The scene: I was in my senior year of college and incredibly busy. I was also incredibly successful at finding boys who wanted to buy me pizza, but due to time constraints of sorority life, internships and the student newspaper, I didn’t have much time to go out with the boys who wanted to buy me said pizza. At least at night. So I became great at the less time-consuming brunch date. It was simple—we would meet for brunch on a Saturday or Sunday, and if we wanted the date to continue on we would find an activity to keep the momentum moving. If things were a bust after pizza and mimosas (a heavenly combination you don’t know you need until you try it), it ended at the signing of the check. I had a system, as a busy woman does, and I stuck to it.

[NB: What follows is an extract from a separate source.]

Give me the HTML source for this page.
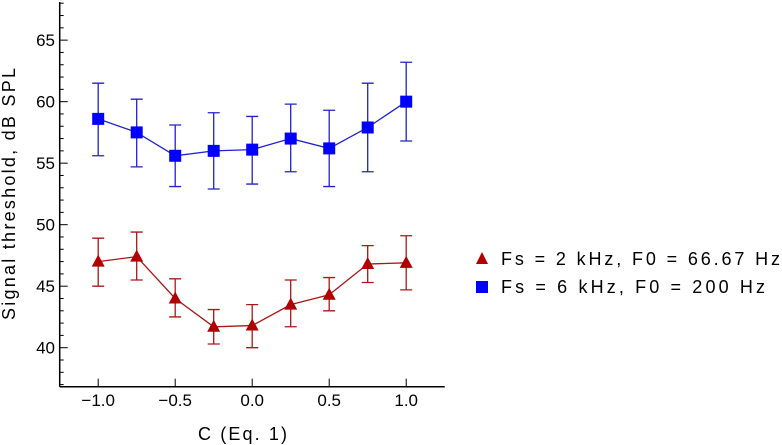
<!DOCTYPE html>
<html><head><meta charset="utf-8"><style>
html,body{margin:0;padding:0;background:#fff;}
svg{display:block;font-family:"Liberation Sans",sans-serif;}
</style></head><body>
<svg id="chart" width="782" height="445" viewBox="0 0 782 445" xmlns="http://www.w3.org/2000/svg">
<g id="axes"></g>
<g id="series"></g>
<g id="legend">
  <polygon points="476,264 488,264 482,252" fill="#b00000"/>
  <text x="501" y="265" font-size="18" textLength="279" lengthAdjust="spacing">Fs = 2 kHz, F0 = 66.67 Hz</text>
  <rect x="476" y="281" width="12" height="12" fill="#0000ff"/>
  <text x="501" y="293" font-size="18" textLength="264" lengthAdjust="spacing">Fs = 6 kHz, F0 = 200 Hz</text>
</g>
<text x="198" y="440" font-size="18" textLength="89" lengthAdjust="spacing">C (Eq. 1)</text>
<text transform="translate(15,320) rotate(-90)" font-size="18" textLength="252" lengthAdjust="spacing">Signal threshold, dB SPL</text>
</svg>
<script>
const categories = [-1.0, -0.75, -0.5, -0.25, 0.0, 0.25, 0.5, 0.75, 1.0];
const blueValues = [58.6, 57.5, 55.6, 56.0, 56.1, 57.0, 56.2, 57.9, 60.0];
const blueLow = [55.6, 54.7, 53.1, 52.9, 53.3, 54.3, 53.1, 54.3, 56.8];
const blueHigh = [61.5, 60.2, 58.1, 59.1, 58.8, 59.8, 59.3, 61.5, 63.2];
const redValues = [47.0, 47.4, 44.0, 41.7, 41.8, 43.5, 44.3, 46.8, 46.9];
const redLow = [45.0, 45.5, 42.5, 40.3, 40.0, 41.7, 43.0, 45.3, 44.7];
const redHigh = [48.9, 49.4, 45.6, 43.1, 43.5, 45.5, 45.7, 48.3, 49.1];
const xTicks = [-1.0, -0.5, 0.0, 0.5, 1.0];
const xTickLabels = ["\u22121.0", "\u22120.5", "0.0", "0.5", "1.0"];
const yTicks = [40, 45, 50, 55, 60, 65];

const NS = "http://www.w3.org/2000/svg";
const X0 = -1.25, X1 = 1.25, PX0 = 59.7, PX1 = 444.7;
const Y0 = 36.83, Y1 = 68.1, PY0 = 386.7, PY1 = 2;
function sx(v){ return PX0 + (v - X0) / (X1 - X0) * (PX1 - PX0); }
function sy(v){ return PY0 - (v - Y0) / (Y1 - Y0) * (PY0 - PY1); }
function mk(tag, attrs, parent){
  const e = document.createElementNS(NS, tag);
  for (const k in attrs) e.setAttribute(k, attrs[k]);
  parent.appendChild(e); return e;
}
const axes = document.getElementById('axes');
let e;
e = mk('line', {x1:PX0, y1:PY1, x2:PX0, y2:PY0, stroke:'#000', 'stroke-width':1.5}, axes);


e = mk('line', {x1:PX0, y1:PY0, x2:PX1, y2:PY0, stroke:'#000', 'stroke-width':1.5}, axes);


for (let v = 37; v <= 68; v++) {
  const major = v % 5 === 0;
  e = mk('line', {x1:PX0, y1:sy(v), x2:PX0 + (major ? 8 : 4), y2:sy(v), stroke:'#000', 'stroke-width':1}, axes);
  
  
}
yTicks.forEach(v => {
  e = mk('text', {x:55, y:sy(v) + 6, 'font-size':17, 'text-anchor':'end'}, axes);
  e.textContent = v;
  
  
});
xTicks.forEach((v, i) => {
  e = mk('line', {x1:sx(v), y1:PY0, x2:sx(v), y2:PY0 - 8, stroke:'#000', 'stroke-width':1}, axes);
  
  
  e = mk('text', {x:sx(v), y:406, 'font-size':17, 'text-anchor':'middle'}, axes);
  e.textContent = xTickLabels[i];
  
  
});

const series = document.getElementById('series');
function drawSeries(vals, lo, hi, color, lineColor, shape, name){
  const g = mk('g', {}, series);
  
  
  const pts = categories.map((c, i) => sx(c) + ',' + sy(vals[i])).join(' ');
  e = mk('polyline', {points:pts, fill:'none', stroke:lineColor, 'stroke-width':1.3}, g);
  
  
  categories.forEach((c, i) => {
    const x = sx(c);
    const eb = mk('path', {d:`M${x},${sy(lo[i])}V${sy(hi[i])}M${x-6},${sy(lo[i])}H${x+6}M${x-6},${sy(hi[i])}H${x+6}`, stroke:lineColor, 'stroke-width':1.3, fill:'none'}, g);
    
    
    const y = sy(vals[i]);
    let m;
    if (shape === 'square') m = mk('rect', {x:x-6, y:y-6, width:12, height:12, fill:color}, g);
    else m = mk('polygon', {points:`${x-6.5},${y+5} ${x+6.5},${y+5} ${x},${y-7}`, fill:color}, g);
    
    
  });
}
drawSeries(blueValues, blueLow, blueHigh, '#0000ff', '#2222cc', 'square', 'blue');
drawSeries(redValues, redLow, redHigh, '#b00000', '#a81818', 'triangle', 'red');
</script>
</body></html>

One day, I met a boy for pizza. The conversation flowed nicely, but he also seemed a little bit too sure of himself for my liking. This guy was cool and he knew it. He also was very obviously coming out of a past relationship and using a date with me as a springboard for getting back out into the game. We chatted for two hours, watched some college basketball and prepared to say goodbye. I didn’t hint towards any more dates, or any interest, but he offered to walk me to my car. Apparently, it was the “gentlemanly thing to do.”
On our way to my car, I processed our date in my head. While it wasn’t the worst date I had ever been on, it wasn’t the best. I knew I wasn’t going to want to see him again, and when I tried to make that clear, the bad thing happened. I suddenly became aware that his face was inching closer and closer and closer towards mine until I couldn’t stand it anymore. I turned my head and awkwardly hugged him to avoid lip contact. That’s something that’s bound to happen. However, when I turned my head, I did so a little too quickly and he came in a little too heavily, and I pinched a nerve in my neck.
I made a move like I was fixing my hair when I was really screaming in pain on the inside and rubbing my neck. This was it, I had officially reached physical pain on a date, a new level of awkwardness. He stared into my eyes, and I smiled at him politely, hiding the grimace on my face. I was trying my hardest to not show my agony, and I think it worked. He simply smiled and asked if I was free anytime in the near future. Thankfully, it was time for winter break and I used spending time with my family as an excuse to get out of another date. I waved goodbye with a pained smile on my face as he retreated to his car. Then, I got into my car, leaned my head back onto the headrest and let out a sigh.
So when you’re feeling down about a date, just remember that your neck isn’t hurting and your nerve isn't pinched. Nobody will ever be perfect at dating, but if you can perfect a way for dates to buy you pizza, you must be doing something right.